GIVEN INSTRUCTION:
Everything from the first line of the data below through the line that contains "const HEIGHT = 440" should be written out exactly, please, and nothing more; the pictures stay out.

-- start --

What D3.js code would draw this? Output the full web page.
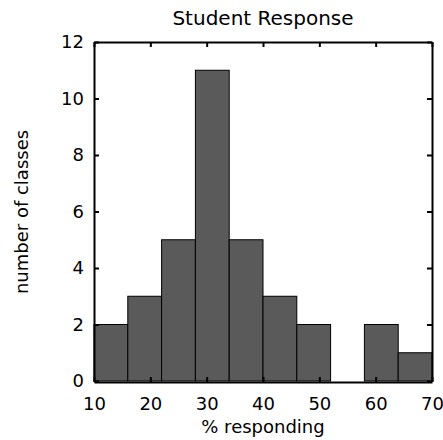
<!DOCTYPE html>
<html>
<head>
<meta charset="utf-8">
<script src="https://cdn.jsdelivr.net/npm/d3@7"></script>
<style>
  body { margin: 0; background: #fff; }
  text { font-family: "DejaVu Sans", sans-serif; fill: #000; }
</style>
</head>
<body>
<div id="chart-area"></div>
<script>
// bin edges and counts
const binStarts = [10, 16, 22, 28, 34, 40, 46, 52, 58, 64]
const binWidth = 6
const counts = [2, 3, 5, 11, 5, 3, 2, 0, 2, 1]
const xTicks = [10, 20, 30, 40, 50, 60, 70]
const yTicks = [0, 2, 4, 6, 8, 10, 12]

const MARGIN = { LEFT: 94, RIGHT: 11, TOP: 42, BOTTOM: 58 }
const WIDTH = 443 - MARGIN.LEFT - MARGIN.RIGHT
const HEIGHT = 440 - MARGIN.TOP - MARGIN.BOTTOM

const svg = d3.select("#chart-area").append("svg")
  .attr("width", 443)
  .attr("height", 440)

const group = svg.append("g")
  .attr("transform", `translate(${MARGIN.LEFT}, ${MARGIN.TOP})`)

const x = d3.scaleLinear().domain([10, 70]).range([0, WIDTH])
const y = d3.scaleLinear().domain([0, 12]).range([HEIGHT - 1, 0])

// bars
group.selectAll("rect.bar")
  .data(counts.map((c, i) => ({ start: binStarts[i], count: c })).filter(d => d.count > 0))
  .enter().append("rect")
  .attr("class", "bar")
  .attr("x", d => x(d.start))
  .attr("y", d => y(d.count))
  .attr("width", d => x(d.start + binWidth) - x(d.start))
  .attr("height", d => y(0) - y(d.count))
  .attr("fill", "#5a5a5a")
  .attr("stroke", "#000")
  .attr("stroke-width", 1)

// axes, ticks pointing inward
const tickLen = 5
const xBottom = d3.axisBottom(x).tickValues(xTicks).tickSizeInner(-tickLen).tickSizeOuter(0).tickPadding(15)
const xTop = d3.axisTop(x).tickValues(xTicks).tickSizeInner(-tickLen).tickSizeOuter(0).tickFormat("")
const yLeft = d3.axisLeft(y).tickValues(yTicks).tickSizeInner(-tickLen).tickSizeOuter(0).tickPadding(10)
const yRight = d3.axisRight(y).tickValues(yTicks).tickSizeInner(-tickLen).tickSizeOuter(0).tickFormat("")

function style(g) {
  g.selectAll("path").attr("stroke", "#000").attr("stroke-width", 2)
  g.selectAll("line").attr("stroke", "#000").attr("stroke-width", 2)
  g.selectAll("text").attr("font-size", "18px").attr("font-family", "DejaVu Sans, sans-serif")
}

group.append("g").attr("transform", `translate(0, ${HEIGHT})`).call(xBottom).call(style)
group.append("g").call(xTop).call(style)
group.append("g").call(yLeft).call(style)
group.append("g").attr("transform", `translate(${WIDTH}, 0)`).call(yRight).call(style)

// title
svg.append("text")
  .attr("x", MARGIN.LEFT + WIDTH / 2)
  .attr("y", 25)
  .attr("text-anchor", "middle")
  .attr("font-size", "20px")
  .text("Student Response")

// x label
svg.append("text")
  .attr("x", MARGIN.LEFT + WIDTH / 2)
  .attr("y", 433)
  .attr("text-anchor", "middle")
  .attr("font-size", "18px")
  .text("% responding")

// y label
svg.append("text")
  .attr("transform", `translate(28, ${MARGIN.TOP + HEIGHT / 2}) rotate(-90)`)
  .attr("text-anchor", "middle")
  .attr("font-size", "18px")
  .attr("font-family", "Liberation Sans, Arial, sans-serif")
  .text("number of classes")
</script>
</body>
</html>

-- end --

WRITTEN SOLUTION:
What D3.js code would draw this? Output the full web page.
<!DOCTYPE html>
<html>
<head>
<meta charset="utf-8">
<script src="https://cdn.jsdelivr.net/npm/d3@7"></script>
<style>
  body { margin: 0; background: #fff; }
  text { font-family: "DejaVu Sans", sans-serif; fill: #000; }
</style>
</head>
<body>
<div id="chart-area"></div>
<script>
// bin edges and counts
const binStarts = [10, 16, 22, 28, 34, 40, 46, 52, 58, 64]
const binWidth = 6
const counts = [2, 3, 5, 11, 5, 3, 2, 0, 2, 1]
const xTicks = [10, 20, 30, 40, 50, 60, 70]
const yTicks = [0, 2, 4, 6, 8, 10, 12]

const MARGIN = { LEFT: 94, RIGHT: 11, TOP: 42, BOTTOM: 58 }
const WIDTH = 443 - MARGIN.LEFT - MARGIN.RIGHT
const HEIGHT = 440 - MARGIN.TOP - MARGIN.BOTTOM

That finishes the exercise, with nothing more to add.